Generally no, says Fron. That’s because the definition says that “all or substantially all” income cannot be derived from one or more related businesses, and a holding company is a related business.

Can shares of a corporation with no business income be “excluded shares”?

No again, since both total income and service income are zero. You can’t compute a percentage of zero, so the “less than 90%” condition is not satisfied. 

Read: Your client is a trustee of private shares—now what?

A trust’s creation date

If a will creates both a graduated rate estate (GRE) and other testamentary trusts, but doesn’t immediately fund the other testamentary trusts, when does CRA consider the trusts to have been created?

Elements of this question have come up at past CRA roundtables, most recently in 2012 and 2015. Fron reminds us that CRA has traditionally not attributed any tax consequences from estate administration to trust administration, and that CRA views trusts as being created from the residue of the estate as arising on death.

In other words, all testamentary trusts will have the same commencement date as the estate—the date of the testator’s death.

Trust return due date

When is a trust’s T3 return due in the year that the trust winds up?

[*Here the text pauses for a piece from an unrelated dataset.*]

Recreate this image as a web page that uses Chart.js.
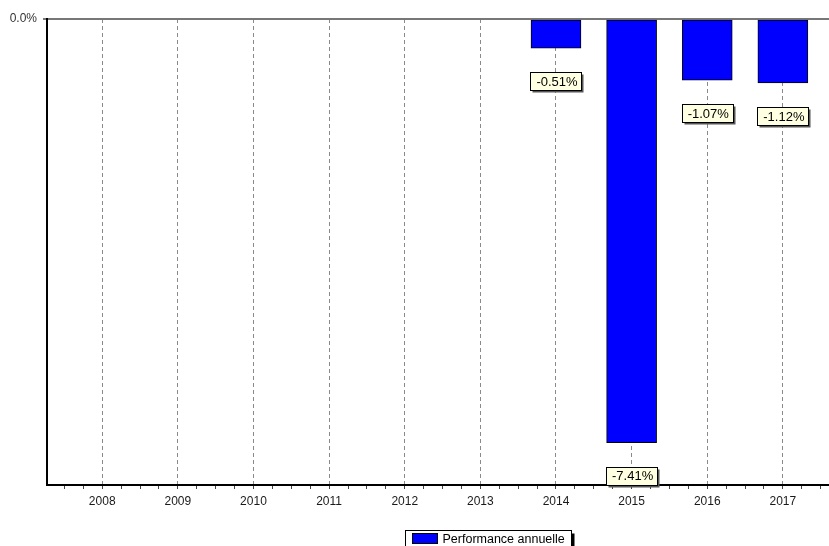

Assuming this is a personal trust, Fron says the return is due 90 days after the taxation year-end of the trust.

For GREs, their returns are due 90 days after their final distribution. That’s because “a GRE will have a deemed tax year-end on the day on which the estate ceases to be a GRE,” notes CRA.

For non-GRE trusts, their returns are due 90 days after the calendar year-end. Fron adds, however, that estate trustees are welcome to send T3s in earlier than the deadline, especially if the windup occurs earlier in the year. Moody asked whether the T3 should cover the entire calendar year, or only the period from Jan. 1 to the date of windup (e.g., Jan. 1 to Feb. 15). Fron says he will look into the answer and include it in the written response.

Non-resident trusts

When a Canadian resident contributes to a non-resident trust, that trust is deemed resident. This can be particularly challenging for immigrants who contribute to existing non-resident trusts, since the immigrants change from being non-residents to residents. Is it true that a non-resident trust is deemed resident as of Jan. 1 of the taxation year in which a contributor immigrated to Canada, regardless of when the contributor immigrates?

Yes—even if the contribution occurs as late as December. (CRA reached the same conclusion when this concept came up at the 2014 STEP CRA roundtable.) That means the trust becomes taxable in Canada from Jan. 1 onward, too.

Let’s say there is a non-resident trust with Canadian-resident beneficiaries who are not successor beneficiaries when the contributor immigrates to Canada, and the immigrant makes a contribution less than 60 months before becoming resident. Could the non-resident trust be deemed resident for up to five taxation years before the taxation year in which the contributor immigrated? If so, does CRA expect T3s, T1135s and T1134s for those years?

“Bad news on all fronts,” says Kohnen. Thanks to Section 94, the trust will become subject to Canadian tax for each of the five taxation years as well as interest and penalties for each tax year that the T3 return was not filed. If T1135s and T1134s were required for those years, they would also have to be filed; interest and late-filing penalties would apply for the relevant years.

Cadesky jokes that his firm now offers a new service for immigrants to Canada: “We pick them up at the airport and drive them straight to CRA for a VDP [voluntary disclosure].”